Via Newsmax.com
Ted Cruz is a man with a plan. The Republican presidential candidate, bete noire of his party’s establishment, has carefully calculated a path to becoming the right-wing standard-bearer.
That makes him the most underestimated candidate in the field.
Cruz is rising in some polls and attracting more attention after the Republican debates in Cleveland on Aug. 6. The chattering class focused more on how well John Kasich, Carly Fiorina, Marco Rubio or Ben Carson did in those encounters, along with the confounding staying power of Donald Trump.
But Cruz, whose political cunning equals his sharp intellect, may have laid the best foundation for advancing in this wide-open race. He touched all the conservative erogenous zones at the Cleveland forum and strategically refuses to say anything negative about Trump, the front-runner in early national polls.

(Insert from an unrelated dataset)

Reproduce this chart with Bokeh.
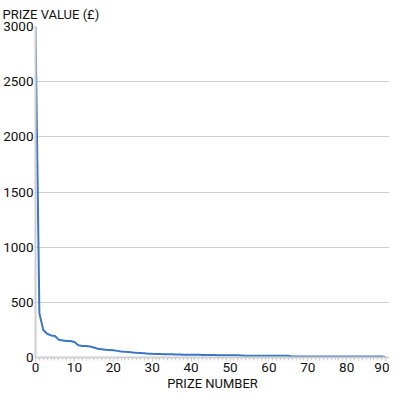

Cruz relishes attacking his own party leaders. This makes him unpopular with congressional colleagues and other Republican eminences, but it delights many conservatives. He sees opportunities to delight them even more this fall with battles over spending and the debt ceiling. After debt-ceiling disputes shut down the government in 1995 and 2013, leaving Republicans reeling politically, party leaders want to avoid them. Not Cruz; for him, shutdown talk is a chance to thrill activists.